I think that the delta/3 predicate it is true if the first tree have N common subtrees with the second tree

He rappresent the tree in this way:

tree(F, LIST_OF_SUBTREES).

So for example this is a tree composed by a root X and two leaves u and v:

tree(x, [tree(u,[]), tree(v,[])])

I think that the delta/3 predicate it is declined into the 3 possible cases:

1) T1 and T2 are two tree composed of only the root X so it is TRUE that they have exactly one common subtree

**2) T1 and T2 are DIFFERENT and are structured tree that have more levels so it is TRUE that T1 and T2 have N subtrees if it is TRUE that: ?!?!

3) Else, if both the prevuous delta\2 predicate are failed, whatever T1 and T2 it is true that they have 0 common tree

I think that this interpretation is correct (I hope so...) but I have some difficulties to understand the second rule: what could be sons/2 predicate (it seems to me that this is note a SWI Prolog built in predicate and I have no its implementation on the slide where I am studyin)

What is for you? And what is it's logic?

Tnx

Andrea

Answer 1

Your interpretation of the three rules seems reasonable to me. For comparison, I would rephrase them as:

1. delta(T1, T2, 1) holds if T1 and T2 have the same value and are empty (leaf nodes).
2. delta(T1, T2, N) holds if T1 and T2 have N common subtrees.
3. delta(T1, T2, 0) holds if T1 and T2 have 0 common subtrees.

I'm unclear on why these cuts are necessary. I suppose they're green cuts, because a pair of trees can't have 1, N and 0 common subtrees simultaneously.

sons/2 is interesting. I could imagine it working a few different ways. One thing we know for sure is that if two trees have common subtrees, sons/2 should generate the same value; it must work that way because otherwise sons(RX, SX), sons(RX1, SX) wouldn't ever work. (Note that there's a missing comma on that line).

One question that remains is, does sons/2 work by generating all the subtrees, or just the nearest pair? It seems likely to me that it generates the nearest pair only, because subdelta/3 calls delta/3, leading to indirect recursion. If sons/2 generated all subtrees, this would result in unbounded recursion or at least a lot of unnecessary work. So I would bet that sons/2 looks like this:

sons(tree(_,Children), X) :- member(X, Children).
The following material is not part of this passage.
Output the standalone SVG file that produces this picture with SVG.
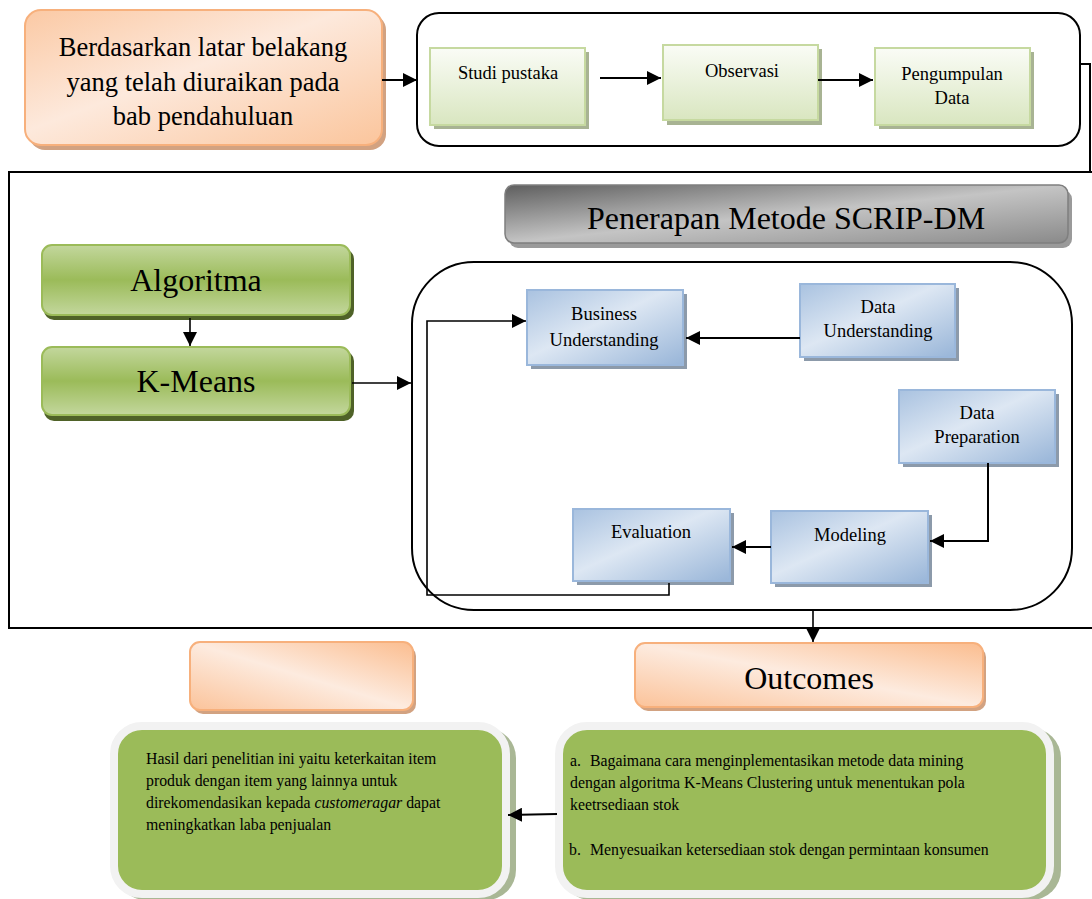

This suggests at least one case where delta/3 is going to do something more intelligent than one would expect at first blush: the case where T1 and T2 are reflections of each other. sons/2 of T1 and T2 will unify the left with the right and then the right with the left, so you'll get the maximal similarity from sharing subtrees but not exact structure.

What's most surprising to me about this is that delta/3 doesn't seem to be counting differences, it seems to be counting similarities. This isn't what one would expect from the name, but it follows from the implementation. And it's hard to imagine how one would count differences directly--what is the upper limit? With files, for instance, you can count the differences by saying, each line could be the same (0) or different (1) and then adding up the differences.

Hope this is on the right track and helps!